Since women still shoulder the bulk of home and child-related responsibilities, they often choose not to pay the price of long hours at the office. In addition she notes that as result, women have less time to dedicate to developing professional relationships and therefore can have less visibility inside the organization. Finally, some women demonstrate less self-confidence and therefore find it difficult to ask for promotions; although she sees this changing as millennials enter the workforce with increased confidence.
Finally, she sees that the culture of companies can present a barrier, due to unconscious bias, which affects leadership styles and how decisions are made and relationships formed.
“This is not a social question, but one of financial impact,” Gallardo stresses. “We have to be focused on retaining that talent as a business issue.”
That’s why she urges women entering the industry to drive their own career and exude confidence, unafraid to be ambitious and participate in open discussions regarding professional development and their objectives.
And she urges her peers to make the effort to support other women to grow and overcome the barriers they encounter in professional development, by dedicating time to be role models.
“I am convinced that if we dedicate time to know, understand and support female professionals along their careers, as their formal and informal mentors, and let them work in a flexible manner focused on objectives, we will be able to retain and advance women at all levels.”
Gallardo says she is focused on establishing objectives and implementing measures in light of the information obtained from the firm’s diversity balance scorecard. Built in 2010, it is a detailed analytical process which contains data on all key process of human capital affecting the professional development of women in PwC.
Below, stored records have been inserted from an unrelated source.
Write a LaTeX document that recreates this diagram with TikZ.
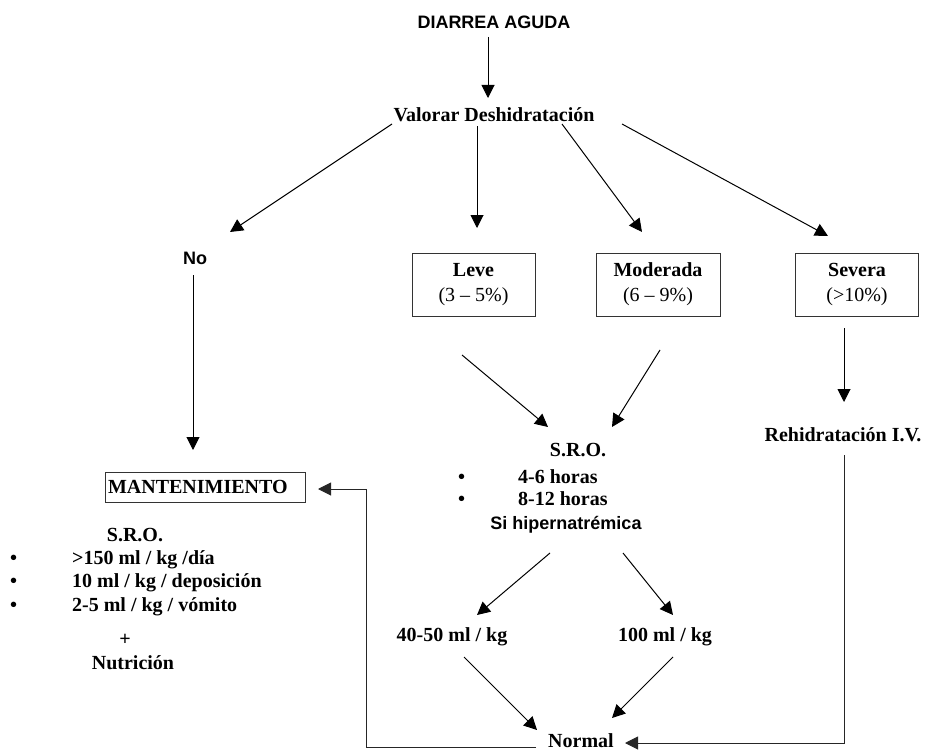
\documentclass[tikz,border=0pt]{standalone}
\usepackage{fontspec}
\setmainfont{Liberation Serif}
\newfontfamily\arialf{Liberation Sans}
\usetikzlibrary{arrows.meta}
\begin{document}
\begin{tikzpicture}[x=1pt,y=-1pt,
  every node/.style={inner sep=0pt},
  serif/.style={font=\fontsize{20}{25}\selectfont\bfseries},
  sans/.style={font=\fontsize{18}{22}\selectfont\arialf\bfseries},
  boxnode/.style={draw=black!80,line width=1pt,align=center,font=\fontsize{20}{25}\selectfont},
  item/.style={anchor=west,font=\fontsize{20}{24}\selectfont\bfseries},
  arr/.style={line width=1pt,-{Triangle[length=13pt,width=13pt]}},
  ln/.style={line width=1pt,draw=black!85}]
\useasboundingbox (0,0) rectangle (943,752);
% nodes
\node[sans] (diarrea) at (494,22) {DIARREA AGUDA};
\node[serif] (valorar) at (494,115) {Valorar Deshidratación};
\node[sans] (no) at (195,258) {No};
\node[boxnode,minimum width=123pt,minimum height=63pt] (leve) at (473.5,284.5) {\textbf{Leve}\\(3 – 5\%)};
\node[boxnode,minimum width=124pt,minimum height=63pt] (moderada) at (658,284.5) {\textbf{Moderada}\\(6 – 9\%)};
\node[boxnode,minimum width=123pt,minimum height=63pt] (severa) at (857,285) {\textbf{Severa}\\(>10\%)};
\node[boxnode,minimum width=200pt,minimum height=30pt,text width=194pt,align=left,font=\fontsize{20}{24}\selectfont\bfseries] (mant) at (205,487) {MANTENIMIENTO};
\node[serif] (mantsro) at (135,535) {S.R.O.};
\node[item] (m1) at (10,560) {\makebox[62pt][l]{\textbullet}>150 ml / kg /día};
\node[item] (m2) at (10,583) {\makebox[62pt][l]{\textbullet}10 ml / kg / deposición};
\node[item] (m3) at (10,607) {\makebox[62pt][l]{\textbullet}2-5 ml / kg / vómito};
\node[serif] (plus) at (125,640) {+};
\node[serif] (nutri) at (133,663) {Nutrición};
\node[serif] (sro) at (578,450) {S.R.O.};
\node[item] (s1) at (458,477) {\makebox[60pt][l]{\textbullet}4-6 horas};
\node[item] (s2) at (458,499) {\makebox[60pt][l]{\textbullet}8-12 horas};
\node[sans] (hiper) at (566,525) {Si hipernatrémica};
\node[serif] (rehid) at (843,435) {Rehidratación I.V.};
\node[serif] (l4050) at (452,637) {40-50 ml / kg};
\node[serif] (l100) at (665,637) {100 ml / kg};
\node[serif] (normal) at (581,741) {Normal};
\coordinate (lret) at (366,489);
% connectors
\draw[arr] ([shift={(-6,15)}]diarrea.center) -- ([shift={(-6,-17)}]valorar.center);
\draw[arr] ([shift={(-102,9)}]valorar.center) -- ([shift={(35,-26)}]no.center);
\draw[arr] ([shift={(-17,11)}]valorar.center) -- ([shift={(3.5,-56.5)}]leve.center);
\draw[arr] ([shift={(68,9)}]valorar.center) -- ([shift={(-16,-52.5)}]moderada.center);
\draw[arr] ([shift={(128,9)}]valorar.center) -- ([shift={(-29,-49)}]severa.center);
\draw[arr] ([shift={(-2,17)}]no.center) -- ([shift={(-12,-37)}]mant.center);
\draw[arr] ([shift={(-11.5,70.5)}]leve.center) -- ([shift={(-30,-23)}]sro.center);
\draw[arr] ([shift={(2,65.5)}]moderada.center) -- ([shift={(34,-23)}]sro.center);
\draw[arr] ([shift={(-13,43)}]severa.center) -- ([shift={(1,-33)}]rehid.center);
\draw[arr] ([shift={(-16,28)}]hiper.center) -- ([shift={(25,-22)}]l4050.center);
\draw[arr] ([shift={(57,28)}]hiper.center) -- ([shift={(8,-22)}]l100.center);
\draw[arr] ([shift={(12,20)}]l4050.center) -- ([shift={(-44,-11)}]normal.center);
\draw[arr] ([shift={(8,20)}]l100.center) -- ([shift={(31,-23)}]normal.center);
\draw[arr,ln] ([shift={(1,20)}]rehid.center) |- ([shift={(44,2)}]normal.center);
\draw[arr,ln] ([shift={(-45,6)}]normal.center) -| (lret) -- ([shift={(113,2)}]mant.center);
\end{tikzpicture}
\end{document}
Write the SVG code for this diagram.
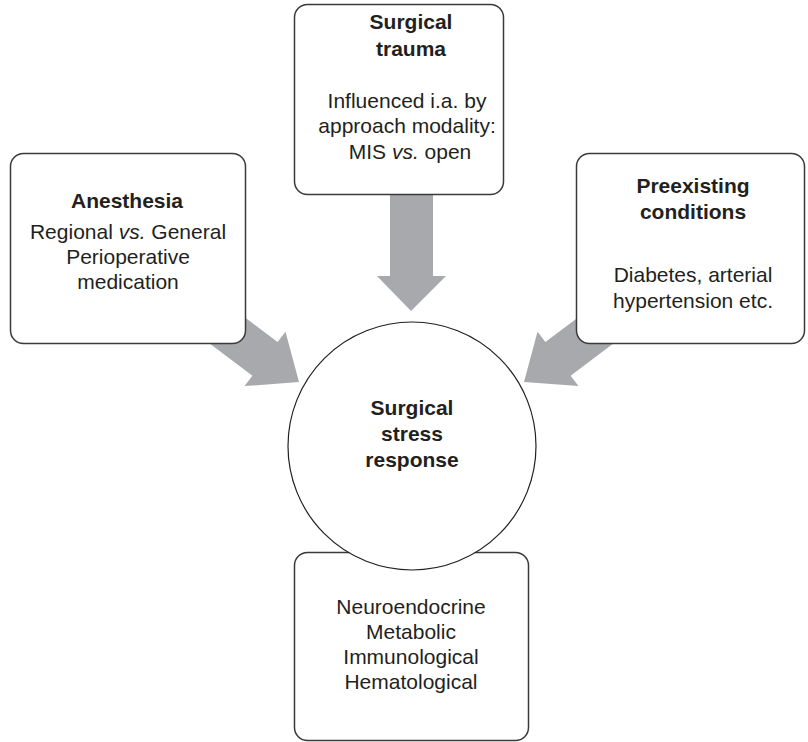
<svg xmlns="http://www.w3.org/2000/svg" width="808" height="742" viewBox="0 0 808 742">
<style>
.box{fill:#fff;stroke:#3a3a3a;stroke-width:1.5}
.circ{fill:#fff;stroke:#231f20;stroke-width:1.2}
.arrow{fill:#a7a9ac;stroke:none}
text{font-family:"Liberation Sans",Arial,Helvetica,sans-serif;font-size:21px;fill:#231f20;text-anchor:middle}
.t{font-weight:bold}
.i{font-style:italic}
</style>
<rect width="808" height="742" fill="#fff"/>
<g id="connectors">
<polygon class="arrow" points="390,150 433,150 433,276 446,276 411,311 377,276 390,276"/>
<polygon class="arrow" points="181.8,269.9 277.6,342.1 285.5,331.7 299,382 244.5,386.1 252.4,375.7 156.6,303.5"/>
<polygon class="arrow" points="641.2,269.9 545.4,342.1 537.5,331.7 524,382 578.5,386.1 570.6,375.7 666.4,303.5"/>
</g>
<g id="surgical-trauma">
<rect class="box" x="294.5" y="4.5" width="209" height="190" rx="13"/>
<text class="t" x="411" y="29">Surgical</text>
<text class="t" x="411" y="56">trauma</text>
<text x="407" y="108">Influenced i.a. by</text>
<text x="407" y="133">approach modality:</text>
<text x="410" y="159">MIS <tspan class="i">vs.</tspan> open</text>
</g>
<g id="anesthesia">
<rect class="box" x="10.5" y="153.5" width="235" height="190" rx="13"/>
<text class="t" x="127" y="208">Anesthesia</text>
<text x="128" y="239">Regional <tspan class="i">vs.</tspan> General</text>
<text x="128" y="264">Perioperative</text>
<text x="128" y="289">medication</text>
</g>
<g id="preexisting">
<rect class="box" x="576.5" y="153.5" width="228" height="190" rx="13"/>
<text class="t" x="693" y="193">Preexisting</text>
<text class="t" x="693" y="219">conditions</text>
<text x="693" y="282">Diabetes, arterial</text>
<text x="693" y="308">hypertension etc.</text>
</g>
<g id="outcomes">
<rect class="box" x="294.5" y="552.5" width="234" height="188" rx="13"/>
<text x="411" y="614">Neuroendocrine</text>
<text x="411" y="639">Metabolic</text>
<text x="411" y="664">Immunological</text>
<text x="411" y="689">Hematological</text>
</g>
<g id="stress-response">
<circle class="circ" cx="412" cy="446" r="124"/>
<text class="t" x="412" y="415">Surgical</text>
<text class="t" x="412" y="441">stress</text>
<text class="t" x="412" y="467">response</text>
</g>
</svg>
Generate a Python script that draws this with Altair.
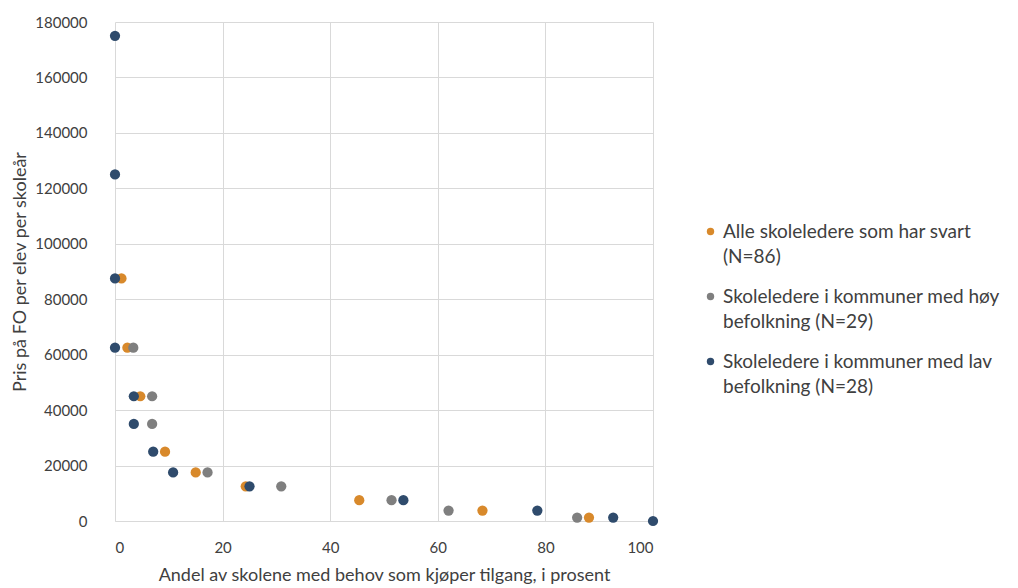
import altair as alt
import pandas as pd

series_names = [
    "Alle skoleledere som har svart (N=86)",
    "Skoleledere i kommuner med høy befolkning (N=29)",
    "Skoleledere i kommuner med lav befolkning (N=28)",
]

alle_x = [1.2, 2.3, 4.7, 9.3, 15.0, 24.3, 45.4, 68.3, 88.1]
alle_y = [87500, 62500, 45000, 25000, 17500, 12500, 7500, 3750, 1250]

hoy_x = [3.4, 6.9, 6.9, 17.2, 30.9, 51.4, 62.0, 85.9]
hoy_y = [62500, 45000, 35000, 17500, 12500, 7500, 3750, 1250]

lav_x = [0, 0, 0, 0, 3.5, 3.5, 7.1, 10.8, 25.0, 53.6, 78.5, 92.6, 100]
lav_y = [175000, 125000, 87500, 62500, 45000, 35000, 25000, 17500, 12500, 7500, 3750, 1250, 0]

colors = ["#D8892B", "#7F7F7F", "#2F4B6C"]

rows = []
for i, (name, xs, ys) in enumerate(zip(series_names, [alle_x, hoy_x, lav_x], [alle_y, hoy_y, lav_y])):
    for x, y in zip(xs, ys):
        rows.append({"serie": name, "andel": x, "pris": y, "ord": i})
df = pd.DataFrame(rows)

label_expr = (
    f"datum.label == '{series_names[0]}' ? ['Alle skoleledere som har svart', '(N=86)'] : "
    f"datum.label == '{series_names[1]}' ? ['Skoleledere i kommuner med høy', 'befolkning (N=29)'] : "
    "['Skoleledere i kommuner med lav', 'befolkning (N=28)']"
)

font = "Lato"
text_color = "#404040"

chart = alt.Chart(df).mark_circle(size=105, opacity=1).encode(
    x=alt.X(
        "andel:Q",
        scale=alt.Scale(domain=[0, 100], nice=False),
        axis=alt.Axis(
            title="Andel av skolene med behov som kjøper tilgang, i prosent",
            values=[0, 20, 40, 60, 80, 100],
            grid=True, ticks=False, domain=True, domainColor="#D9D9D9",
            labelPadding=19, titlePadding=11,
        ),
    ),
    y=alt.Y(
        "pris:Q",
        scale=alt.Scale(domain=[0, 180000], nice=False),
        axis=alt.Axis(
            title="Pris på FO per elev per skoleår",
            values=list(range(0, 180001, 20000)),
            format="d",
            grid=True, ticks=False, domain=False,
            labelPadding=28, titlePadding=5,
        ),
    ),
    color=alt.Color(
        "serie:N",
        scale=alt.Scale(domain=series_names, range=colors),
        legend=alt.Legend(
            title=None, orient="none", legendX=586, legendY=200,
            labelExpr=label_expr, symbolType="circle", symbolSize=55,
            labelFontSize=19, labelFont=font, labelColor=text_color,
            labelLimit=400, rowPadding=20, labelOffset=3,
        ),
    ),
    order=alt.Order("ord:Q"),
).properties(
    width=538, height=499,
    autosize=alt.AutoSizeParams(type="none"),
    padding={"left": 107, "top": 14, "right": 357, "bottom": 75},
).configure(
    style={"guide-label": {"lineHeight": 25}},
    view=alt.ViewConfig(stroke=None),
    axis=alt.AxisConfig(
        gridColor="#D9D9D9", labelFont=font, titleFont=font,
        labelFontSize=15, titleFontSize=18, labelColor=text_color,
        titleColor=text_color, titleFontWeight="normal",
    ),
)

chart.save("out.html", embed_options={"renderer": "svg", "actions": False})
“What can´t be measured does not exist and it is crucial to have quality information to analyze and subsequently establish measures of accountability,” she says. Their work on the scorecard was reinforced with the adoption of the Global Inclusion Index, the PwC network D&I accountability framework.
In addition, Gallardo emphasizes that care is a key value, as they seek to understand each individual and what matters to them. “We have to make the effort to recognize the value each person contributes, while supporting others to grow and work in the way that brings out their best.”
A Full Life, Inside and Outside of Work
While Gallardo acknowledges that it would appear difficult to balance a demanding work schedule with family life and hobbies, she says that careful planning can allow you to accomplish all your goals.
Gallado couldn’t be prouder of her children, ages 17 and 20, and makes time for annual skiing and beach trips with her family. “Vacation is important to allow you not only to explore new places but share quality time with your loved ones,” she notes.
Since she was young, she has enjoyed snow and water skiing, tennis and paddle ball. In addition, she loves listening to music and is just one year away from a degree in music theory.
“While I have many hobbies, I have to say that I also really have fun working. It cannot be any other way.”